You have /5 articles left.
Sign up for a free account or log in.
The Kentucky Fairness Alliance is a group that focuses on gay rights, and it hasn't historically been a player in issues of church and state. But when the University of the Cumberlands in 2006 expelled a student for being gay, and the Kentucky General Assembly shortly thereafter appropriated $10 million to the university to create a pharmacy school at the Baptist university, the alliance took note.
It filed a suit challenging the appropriation as a violation of the church-state separation provisions of Kentucky's Constitution -- and on Thursday, a state judge ruled that the appropriation was indeed a violation and ordered it blocked.
The University of the Cumberlands was backed in court by several groups that have pushed to loosen or eliminate restrictions on state aid for religious colleges. They argued that as long as Cumberlands pledged to keep the pharmacy school secular, there were no church-state implications, and that Kentucky legislators needed the flexibility to use private religious colleges, as well as public ones, to advance state goals.
But Judge Roger Crittenden rejected those arguments and said that the Kentucky Constitution was clear. He quoted Section 189: "No portion of any fund or tax now existing, or that may hereafter be raised or levied for educational purposes, shall be appropriated to, or used by, or in aid of, any church, sectarian or denominational school."
Judge Crittenden said that there was "no question" but that the $10 million was "a direct payment to a non-public religious school" and that "this type of direct expenditure is not permitted." Defenders of the appropriation noted that there were sound public policy reasons for supporting a new pharmacy school and that many court rulings have upheld the use of state funds for student aid that may be used at private religious colleges.
The judge's ruling didn't challenge the arguments about a pharmacy school serving a public purpose, but suggested that wasn't relevant to the legal issues. As to the constitutionality of aid programs, Crittenden wrote that "there is a fundamental difference between providing scholarships to Kentucky residents to attend the public or private college of their choice and providing direct payments to selected non-public schools to develop and operate educational programs."

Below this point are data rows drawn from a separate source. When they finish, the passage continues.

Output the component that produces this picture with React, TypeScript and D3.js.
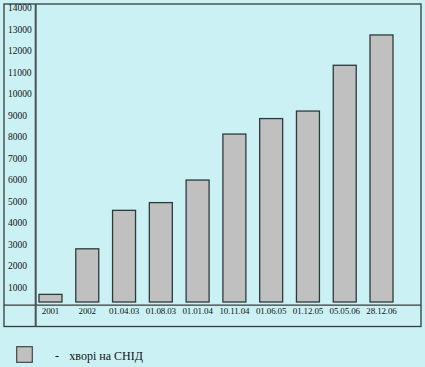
import React from "react";
import * as d3 from "d3";

const categories = [
  "2001",
  "2002",
  "01.04.03",
  "01.08.03",
  "01.01.04",
  "10.11.04",
  "01.06.05",
  "01.12.05",
  "05.05.06",
  "28.12.06",
];
const patients = [680, 2800, 4590, 4950, 6000, 8140, 8860, 9210, 11340, 12750];
const yTicks = [1000, 2000, 3000, 4000, 5000, 6000, 7000, 8000, 9000, 10000, 11000, 12000, 13000, 14000];
const legendLabel = "хворі на СНІД";

const W = 425;
const H = 367;
const BG = "#ccf1f4";
const LINE = "#333b3b";
const SERIF = "'Liberation Serif', 'Times New Roman', serif";

export default function App() {
  const frame = { x0: 4, y0: 4, x1: 421, y1: 326.5 };
  const axisX = 35.7;
  const rowY = 305.2;
  const barBase = 302;

  const y = d3.scaleLinear().domain([0, 14000]).range([309, 8.1]);
  const x = d3
    .scaleBand<string>()
    .domain(categories)
    .range([39, 393])
    .paddingInner(0.375)
    .paddingOuter(0);

  return (
    <svg
      width={W}
      height={H}
      style={{ position: "absolute", left: 0, top: 0, display: "block" }}
    >
      <rect x={0} y={0} width={W} height={H} fill={BG} />
      <rect
        x={frame.x0}
        y={frame.y0}
        width={frame.x1 - frame.x0}
        height={frame.y1 - frame.y0}
        fill="none"
        stroke={LINE}
        strokeWidth={1.3}
      />
      <line x1={frame.x0} x2={frame.x1} y1={rowY} y2={rowY} stroke={LINE} strokeWidth={1.2} />
      <line x1={axisX} x2={axisX} y1={frame.y0} y2={frame.y1} stroke="#4a5252" strokeWidth={2} />

      {yTicks.map((t) => (
        <text
          key={t}
          x={8}
          y={y(t)}
          dy="0.34em"
          fontFamily={SERIF}
          fontSize={9.5}
          fill="#111"
        >
          {t}
        </text>
      ))}

      {categories.map((c, i) => (
        <rect
          key={c}
          x={x(c)!}
          y={y(patients[i])}
          width={x.bandwidth()}
          height={barBase - y(patients[i])}
          fill="#c0c0c0"
          stroke="#2e3a3a"
          strokeWidth={1.3}
        />
      ))}

      {categories.map((c) => (
        <text
          key={c}
          x={x(c)! + x.bandwidth() / 2}
          y={313.6}
          textAnchor="middle"
          fontFamily={SERIF}
          fontSize={9}
          letterSpacing={-0.15}
          fill="#111"
        >
          {c}
        </text>
      ))}

      <rect x={16.7} y={346.7} width={15.6} height={15.6} fill="#c0c0c0" stroke="#444" strokeWidth={1.2} />
      <text x={55} y={359.5} fontFamily={SERIF} fontSize={12} fill="#111">
        -
      </text>
      <text x={69.3} y={359.5} fontFamily={SERIF} fontSize={12} fill="#111">
        {legendLabel}
      </text>
    </svg>
  );
}
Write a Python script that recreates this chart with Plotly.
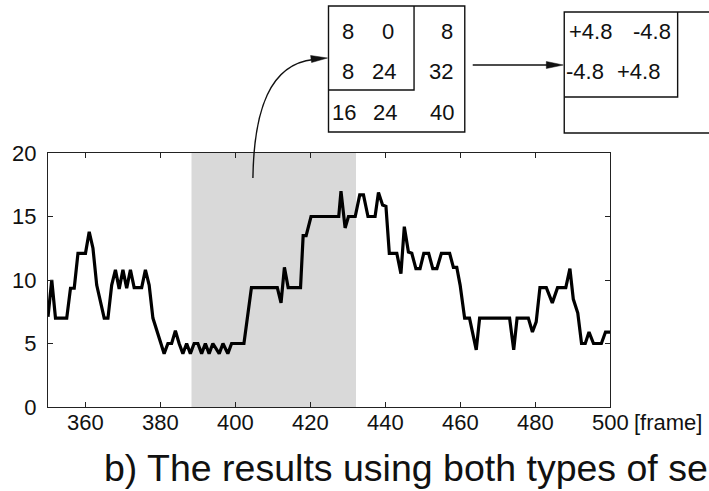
import plotly.graph_objects as go

# Tracked value per frame (vertices of the polyline)
frames = [350, 351, 352, 355, 356, 357, 358, 360, 361, 362, 363, 365, 366, 367,
          368, 369, 370, 371, 372, 373, 375, 376, 377, 378, 381, 382, 383, 384,
          385, 386, 387, 388, 389, 390, 391, 392, 393, 394, 395.7, 396.7, 398,
          399, 402.3, 404.3, 411.2, 412.2, 413.1, 414.1, 417.4, 418.1, 418.9,
          420.2, 427.6, 428.2, 429.3, 430.2, 432, 433.2, 434.2, 435.4, 437.3,
          438.2, 439.3, 440.2, 441.1, 443.1, 444.2, 445.1, 446.2, 447.1, 448.2,
          449.3, 450.3, 451.6, 452.7, 453.8, 455, 457.2, 458.2, 459.1, 460,
          461.2, 462.5, 464.3, 465.2, 473.2, 474.3, 475.2, 478.2, 479.3, 480.3,
          481.3, 483, 484.6, 486, 488.2, 489.3, 490.2, 491.4, 492.4, 493.4,
          494.4, 495.6, 497.7, 498.8, 500]
values = [7.1, 10.0, 7.0, 7.0, 9.35, 9.35, 12.1, 12.1, 13.8, 12.5, 9.6, 7.0, 7.0, 9.6,
          10.8, 9.3, 10.8, 9.35, 10.8, 9.4, 9.4, 10.8, 9.6, 7.0, 4.2, 5.0, 5.0, 6.0,
          5.0, 4.2, 5.0, 4.2, 5.0, 5.0, 4.2, 5.0, 4.2, 5.0, 4.2, 5.0, 4.2,
          5.0, 5.0, 9.4, 9.4, 8.2, 11.0, 9.4, 9.4, 13.5, 13.5,
          15.0, 15.0, 17.0, 14.1, 15.0, 15.0, 16.7, 16.7, 15.0, 15.0,
          16.9, 15.9, 15.8, 12.1, 12.1, 10.5, 14.2, 12.2, 12.1, 10.9,
          10.9, 12.1, 12.1, 10.9, 10.9, 12.1, 12.1, 11.0, 11.0, 9.6,
          7.0, 7.0, 4.5, 7.0, 7.0, 4.5, 7.0, 7.0, 5.9, 6.7,
          9.4, 9.4, 8.2, 9.4, 9.4, 10.9, 8.5, 7.4, 5.0, 5.0,
          5.9, 5.0, 5.0, 5.9, 5.9]

# Highlighted interval
span_start, span_end = 388.3, 432.2

x_ticks = [360, 380, 400, 420, 440, 460, 480, 500]
y_ticks = [0, 5, 10, 15, 20]

# Count tables shown above the plot
counts_rows = [["8", "0", "8"], ["8", "24", "32"], ["16", "24", "40"]]
residual_rows = [["+4.8", "-4.8"], ["-4.8", "+4.8"]]

FONT = "Liberation Sans, Arial, Helvetica, sans-serif"

W, H = 709, 491
L, R, T, B = 45, 610, 153, 407


def px(x):
    return (x - L) / (R - L)


def py(y):
    return (B - y) / (B - T)


fig = go.Figure()
fig.add_trace(go.Scatter(x=frames, y=values, mode="lines",
                         line=dict(color="black", width=3.2),
                         hoverinfo="skip", showlegend=False))

shapes = [
    dict(type="rect", xref="x", yref="paper", x0=span_start, x1=span_end,
         y0=0, y1=1, fillcolor="#d9d9d9", line=dict(width=0), layer="below"),
]

box = dict(color="#111", width=1.4)
# left table: outer and inner box
shapes.append(dict(type="rect", xref="paper", yref="paper",
                   x0=px(327), x1=px(464), y0=py(132), y1=py(6), line=box))
shapes.append(dict(type="path", xref="paper", yref="paper",
                   path=f"M{px(327)},{py(90)} L{px(413)},{py(90)} L{px(413)},{py(6)}",
                   line=box))
# right table (runs off the edge)
shapes.append(dict(type="rect", xref="paper", yref="paper",
                   x0=px(564), x1=px(760), y0=py(133), y1=py(12), line=box))
shapes.append(dict(type="path", xref="paper", yref="paper",
                   path=f"M{px(564)},{py(97)} L{px(678)},{py(97)} L{px(678)},{py(12)}",
                   line=box))

# curved arrow from the highlighted interval up to the left table
shapes.append(dict(type="path", xref="paper", yref="paper",
                   path=(f"M{px(251)},{py(178)} C{px(252)},{py(110)} "
                         f"{px(268)},{py(64)} {px(312)},{py(59.5)}"),
                   line=dict(color="#111", width=1.4)))
shapes.append(dict(type="path", xref="paper", yref="paper",
                   path=(f"M{px(326)},{py(58)} L{px(309)},{py(55.5)} "
                         f"L{px(310)},{py(62.5)} Z"),
                   fillcolor="#111", line=dict(color="#111", width=0.5)))
# straight arrow between the tables
shapes.append(dict(type="line", xref="paper", yref="paper",
                   x0=px(472), x1=px(552), y0=py(65), y1=py(65),
                   line=dict(color="#111", width=1.4)))
shapes.append(dict(type="path", xref="paper", yref="paper",
                   path=(f"M{px(563)},{py(65)} L{px(546)},{py(61.5)} "
                         f"L{px(546)},{py(68.5)} Z"),
                   fillcolor="#111", line=dict(color="#111", width=0.5)))

annotations = []
tfont = dict(family=FONT, size=22, color="#111")
# left table cells: centre x per row, row y
cell_x = [[347, 387, 446], [347, 383, 440], [343, 384, 441]]
row_y = [32, 72, 112]
for r, row in enumerate(counts_rows):
    for c, txt in enumerate(row):
        annotations.append(dict(text=txt, xref="paper", yref="paper",
                                x=px(cell_x[r][c]), y=py(row_y[r]), showarrow=False,
                                xanchor="center", yanchor="middle", font=tfont))
res_x = [[590, 652], [585, 639]]
for r, row in enumerate(residual_rows):
    for c, txt in enumerate(row):
        annotations.append(dict(text=txt, xref="paper", yref="paper",
                                x=px(res_x[r][c]), y=py(row_y[r]), showarrow=False,
                                xanchor="center", yanchor="middle", font=tfont))

# x tick labels, placed tight under the axis
lab_font = dict(family=FONT, size=22, color="#111")
for t in x_ticks:
    annotations.append(dict(text=str(t), xref="x", yref="paper", x=t, y=py(422),
                            showarrow=False, xanchor="center", yanchor="middle",
                            font=lab_font))
annotations.append(dict(text="[frame]", xref="paper", yref="paper",
                        x=px(632), y=py(422), showarrow=False,
                        xanchor="left", yanchor="middle", font=lab_font))
annotations.append(dict(text="b) The results using both types of se",
                        xref="paper", yref="paper", x=px(99), y=py(468),
                        showarrow=False, xanchor="left", yanchor="middle",
                        font=dict(family=FONT, size=37.5, color="#111")))

axis_common = dict(showline=True, linecolor="#222", linewidth=1.2, mirror="ticks",
                   ticks="inside", ticklen=5, tickcolor="#222", tickwidth=1,
                   showgrid=False, zeroline=False)

fig.update_layout(
    width=W, height=H,
    margin=dict(l=L, r=W - R, t=T, b=H - B, pad=0),
    paper_bgcolor="white", plot_bgcolor="white",
    xaxis=dict(range=[350, 500], tickvals=x_ticks, showticklabels=False, **axis_common),
    yaxis=dict(range=[0, 20], tickvals=y_ticks, ticklabelstandoff=6,
               tickfont=lab_font, **axis_common),
    shapes=shapes, annotations=annotations,
)

fig.write_html("out.html")
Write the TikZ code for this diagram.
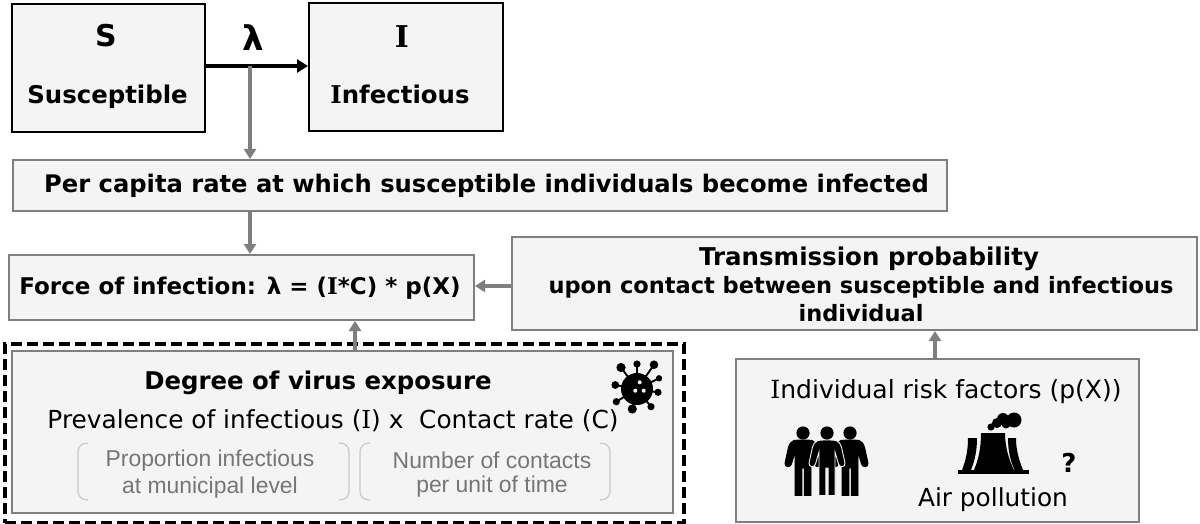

While legal briefs on both sides cited the way Cumberlands expelled a gay student, Crittenden touched on the issue only briefly, in discussing why jurists and lawmakers have historically worried about "entanglements" by the government with religion. "The plaintiffs argue that the university discriminated against a student based upon expressions of free speech while the university maintains its actions were based upon university forbidden conduct," he wrote. "This court does not need to decide this issue to reach a decision in this case but this is exactly the 'entanglement' between government interests and religious institutions that the Kentucky Constitution prohibits."
James Taylor, president of the University of the Cumberlands, issued a statement expressing disappointment in the ruling and saying that the institution would consider its next moves in the case. The statement did not address the legal arguments put forth by the judge. Officials of two groups that argued on behalf of the university -- the Alliance Defense Fund and the Center for Law and Religious Freedom -- did not respond to inquiries seeking their views on the case. A brief filed by the latter group, however, is available here.
Christina Gilgor, executive director of the Kentucky Fairness Alliance, said she didn't know if her group would have sued except for the case of the expelled student, but she said that case put Cumberlands very much on her organization's radar screen. Cumberlands expelled Jason Johnson in 2006 after university officials saw that he had identified himself as gay on his MySpace page online. The university's student code of conduct does list homosexuality as "not consistent with Christian principles" and thus as grounds for removal. But at the time of the expulsion, one friend of Johnson's told the Lexington, Ky., newspaper that many at the university “would be floored by the amount of gay people at our school.”
Gilgor said she was pleased with the role her group played in the church-state case. "This is tremendous for gay people in Kentucky," she said. "We should not be expected to pay taxes to an institution that would kick us out."